Leave out the pictures and copy everything else below exactly.

Start

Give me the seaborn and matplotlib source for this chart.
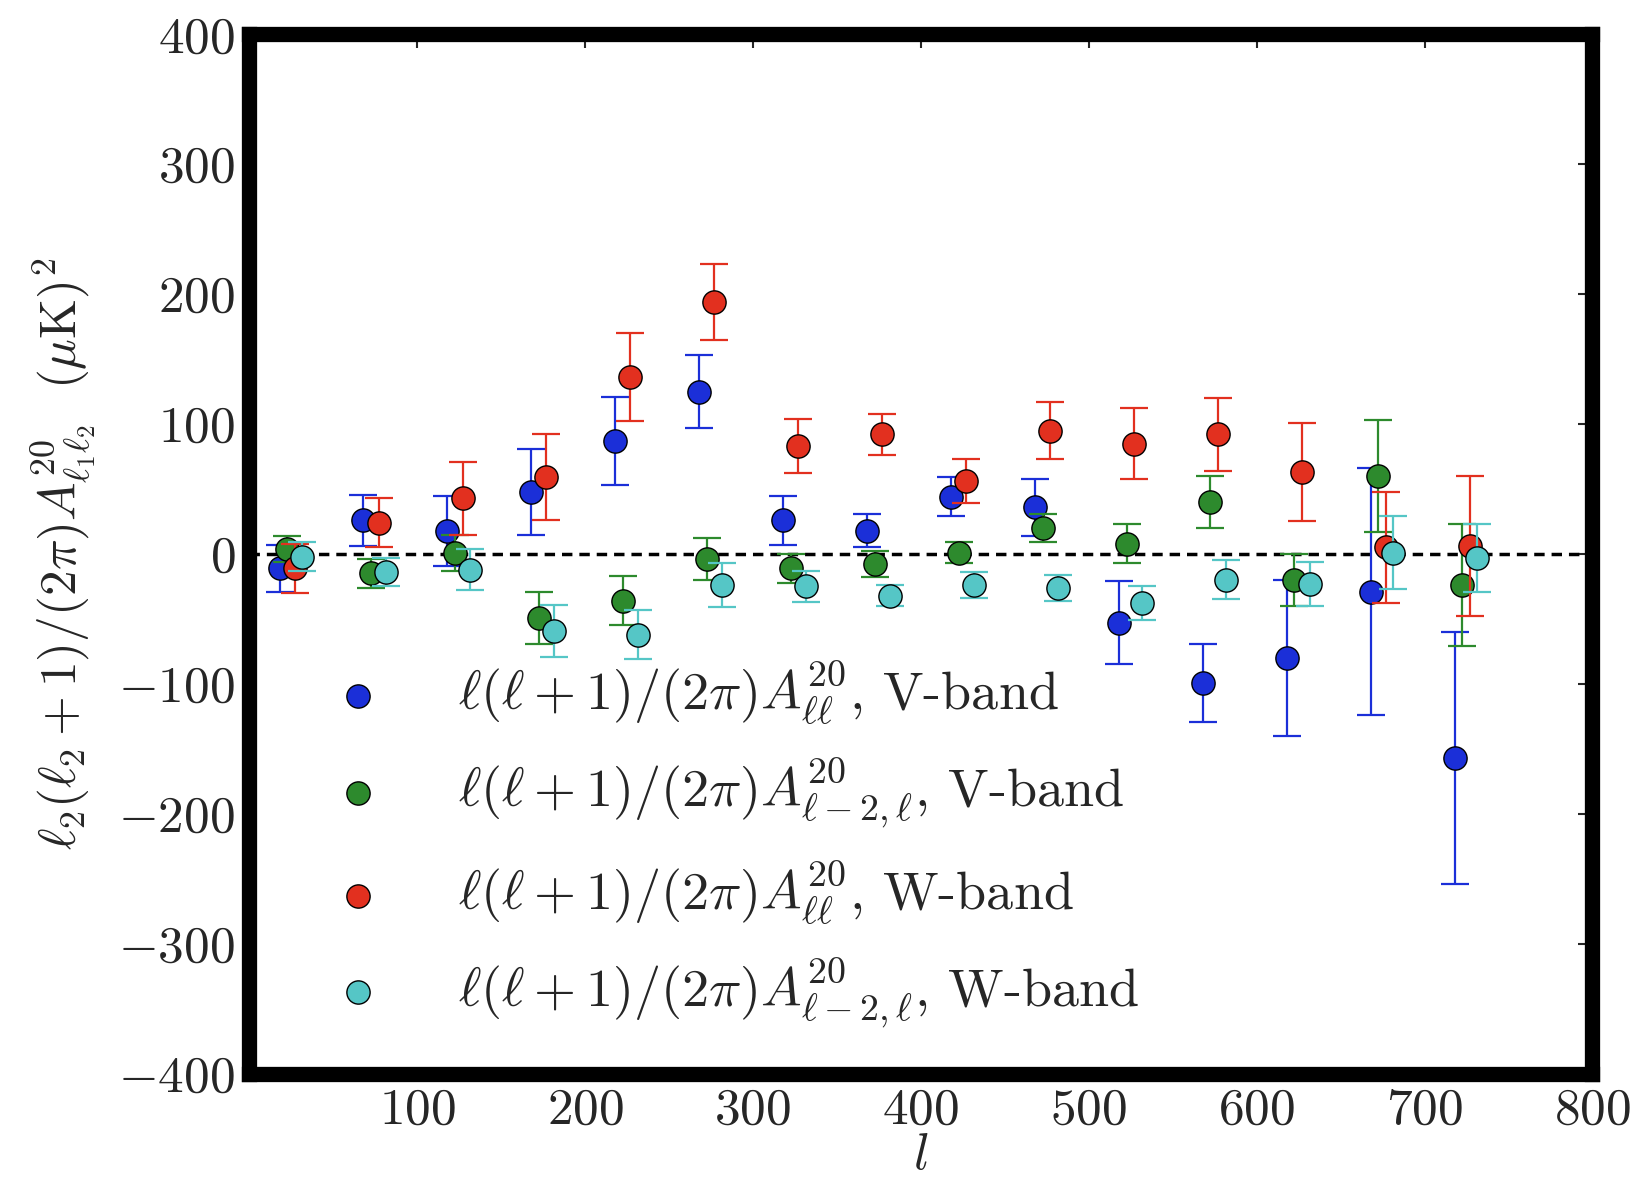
import numpy as np
import pandas as pd
import matplotlib
matplotlib.use('Agg')
import matplotlib.pyplot as plt
import seaborn as sns

# bin centres in l and the four measured series (value, 1-sigma error)
l_bins = [25, 75, 125, 175, 225, 275, 325, 375, 425, 475, 525, 575, 625, 675, 725]

v_ll = [-11, 26, 18, 48, 87, 125, 26, 18, 44, 36, -53, -99, -80, -29, -157]
v_ll_err = [18, 19.5, 27, 33, 34, 28, 19, 13, 15, 22, 32, 30, 60, 95, 97]

v_l2 = [4, -15, 1, -49, -36, -4, -11, -8, 1, 20, 8, 40, -20, 60, -24]
v_l2_err = [10, 11, 14, 20, 19, 16, 11, 10, 8, 11, 15, 20, 20, 43, 47]

w_ll = [-11, 24, 43, 59, 136, 194, 83, 92, 56, 95, 85, 92, 63, 5, 6]
w_ll_err = [19, 19, 28, 33, 34, 29, 21, 16, 17, 22, 27, 28, 37.5, 43, 54]

w_l2 = [-2, -14, -12, -59, -62, -24, -25, -32, -24, -26, -38, -20, -23, 1, -3]
w_l2_err = [11, 11, 16, 20, 19, 17, 12, 8, 10, 10, 13, 15, 17, 28, 26]

labels = [
    r'$\ell(\ell+1)/(2\pi)A^{20}_{\ell\ell}$, V-band',
    r'$\ell(\ell+1)/(2\pi)A^{20}_{\ell-2,\ell}$, V-band',
    r'$\ell(\ell+1)/(2\pi)A^{20}_{\ell\ell}$, W-band',
    r'$\ell(\ell+1)/(2\pi)A^{20}_{\ell-2,\ell}$, W-band',
]
colors = ['#1b2fd8', '#2d8a2d', '#e2301f', '#55c6c6']
shifts = [-7, -2.5, 2, 6.5]

frames = []
for lab, vals, errs, dl in zip(labels, [v_ll, v_l2, w_ll, w_l2],
                               [v_ll_err, v_l2_err, w_ll_err, w_l2_err], shifts):
    frames.append(pd.DataFrame({'l': np.array(l_bins) + dl, 'val': vals,
                                'err': errs, 'series': lab}))
df = pd.concat(frames, ignore_index=True)

sns.set_style('white')
plt.rcParams.update({
    'font.family': 'serif',
    'font.serif': ['cmr10'],
    'mathtext.fontset': 'cm',
    'axes.formatter.use_mathtext': True,
    'font.size': 37,
    'axes.unicode_minus': True,
})

fig, ax = plt.subplots(figsize=(16.4, 11.85), dpi=100)
fig.subplots_adjust(left=0.152, right=0.971, top=0.971, bottom=0.094)

ax.axhline(0, color='k', ls='--', lw=2.5, dashes=(3, 2), zorder=1)

for i, (lab, col) in enumerate(zip(labels, colors)):
    d = df[df['series'] == lab]
    ax.errorbar(d['l'], d['val'], yerr=d['err'], fmt='none', ecolor=col,
                elinewidth=1.6, capsize=10, capthick=1.6, zorder=2 + 2 * i)
    sns.scatterplot(data=d, x='l', y='val', color=col, s=280, edgecolor='k',
                    linewidth=1.0, label=lab, ax=ax, zorder=3 + 2 * i)

ax.set_xlim(0, 800)
ax.set_ylim(-400, 400)
ax.set_xticks([100, 200, 300, 400, 500, 600, 700, 800])
ax.set_yticks(np.arange(-400, 401, 100))
ax.tick_params(direction='in', length=10, width=1.5, top=True, right=True,
               labelsize=37, pad=10)
for sp in ax.spines.values():
    sp.set_linewidth(11)
    sp.set_color('k')

ax.set_xlabel(r'$l$', fontsize=37, labelpad=0)
ax.set_ylabel(r'$\ell_2(\ell_2+1)/(2\pi)A^{20}_{\ell_1\ell_2}\ \ (\mu\mathrm{K})^2$',
              fontsize=37, labelpad=14)

ax.legend(loc='upper left', bbox_to_anchor=(0.004, 0.445), frameon=False,
          fontsize=39, handletextpad=0.85, labelspacing=0.53, scatterpoints=1,
          markerscale=1.0)

fig.savefig('out.png', dpi=100)
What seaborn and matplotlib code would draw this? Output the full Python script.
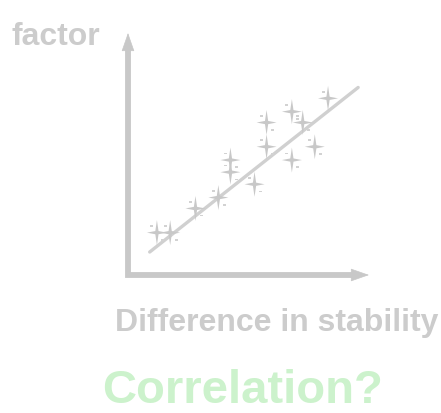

End

◆ **Problem solution**:
Give me the seaborn and matplotlib source for this chart.
import numpy as np
import pandas as pd
import matplotlib
matplotlib.use('Agg')
import matplotlib.pyplot as plt
import seaborn as sns

# bin centres in l and the four measured series (value, 1-sigma error)
l_bins = [25, 75, 125, 175, 225, 275, 325, 375, 425, 475, 525, 575, 625, 675, 725]

v_ll = [-11, 26, 18, 48, 87, 125, 26, 18, 44, 36, -53, -99, -80, -29, -157]
v_ll_err = [18, 19.5, 27, 33, 34, 28, 19, 13, 15, 22, 32, 30, 60, 95, 97]

v_l2 = [4, -15, 1, -49, -36, -4, -11, -8, 1, 20, 8, 40, -20, 60, -24]
v_l2_err = [10, 11, 14, 20, 19, 16, 11, 10, 8, 11, 15, 20, 20, 43, 47]

w_ll = [-11, 24, 43, 59, 136, 194, 83, 92, 56, 95, 85, 92, 63, 5, 6]
w_ll_err = [19, 19, 28, 33, 34, 29, 21, 16, 17, 22, 27, 28, 37.5, 43, 54]

w_l2 = [-2, -14, -12, -59, -62, -24, -25, -32, -24, -26, -38, -20, -23, 1, -3]
w_l2_err = [11, 11, 16, 20, 19, 17, 12, 8, 10, 10, 13, 15, 17, 28, 26]

labels = [
    r'$\ell(\ell+1)/(2\pi)A^{20}_{\ell\ell}$, V-band',
    r'$\ell(\ell+1)/(2\pi)A^{20}_{\ell-2,\ell}$, V-band',
    r'$\ell(\ell+1)/(2\pi)A^{20}_{\ell\ell}$, W-band',
    r'$\ell(\ell+1)/(2\pi)A^{20}_{\ell-2,\ell}$, W-band',
]
colors = ['#1b2fd8', '#2d8a2d', '#e2301f', '#55c6c6']
shifts = [-7, -2.5, 2, 6.5]

frames = []
for lab, vals, errs, dl in zip(labels, [v_ll, v_l2, w_ll, w_l2],
                               [v_ll_err, v_l2_err, w_ll_err, w_l2_err], shifts):
    frames.append(pd.DataFrame({'l': np.array(l_bins) + dl, 'val': vals,
                                'err': errs, 'series': lab}))
df = pd.concat(frames, ignore_index=True)

sns.set_style('white')
plt.rcParams.update({
    'font.family': 'serif',
    'font.serif': ['cmr10'],
    'mathtext.fontset': 'cm',
    'axes.formatter.use_mathtext': True,
    'font.size': 37,
    'axes.unicode_minus': True,
})

fig, ax = plt.subplots(figsize=(16.4, 11.85), dpi=100)
fig.subplots_adjust(left=0.152, right=0.971, top=0.971, bottom=0.094)

ax.axhline(0, color='k', ls='--', lw=2.5, dashes=(3, 2), zorder=1)

for i, (lab, col) in enumerate(zip(labels, colors)):
    d = df[df['series'] == lab]
    ax.errorbar(d['l'], d['val'], yerr=d['err'], fmt='none', ecolor=col,
                elinewidth=1.6, capsize=10, capthick=1.6, zorder=2 + 2 * i)
    sns.scatterplot(data=d, x='l', y='val', color=col, s=280, edgecolor='k',
                    linewidth=1.0, label=lab, ax=ax, zorder=3 + 2 * i)

ax.set_xlim(0, 800)
ax.set_ylim(-400, 400)
ax.set_xticks([100, 200, 300, 400, 500, 600, 700, 800])
ax.set_yticks(np.arange(-400, 401, 100))
ax.tick_params(direction='in', length=10, width=1.5, top=True, right=True,
               labelsize=37, pad=10)
for sp in ax.spines.values():
    sp.set_linewidth(11)
    sp.set_color('k')

ax.set_xlabel(r'$l$', fontsize=37, labelpad=0)
ax.set_ylabel(r'$\ell_2(\ell_2+1)/(2\pi)A^{20}_{\ell_1\ell_2}\ \ (\mu\mathrm{K})^2$',
              fontsize=37, labelpad=14)

ax.legend(loc='upper left', bbox_to_anchor=(0.004, 0.445), frameon=False,
          fontsize=39, handletextpad=0.85, labelspacing=0.53, scatterpoints=1,
          markerscale=1.0)

fig.savefig('out.png', dpi=100)
What seaborn and matplotlib code would draw this? Output the full Python script.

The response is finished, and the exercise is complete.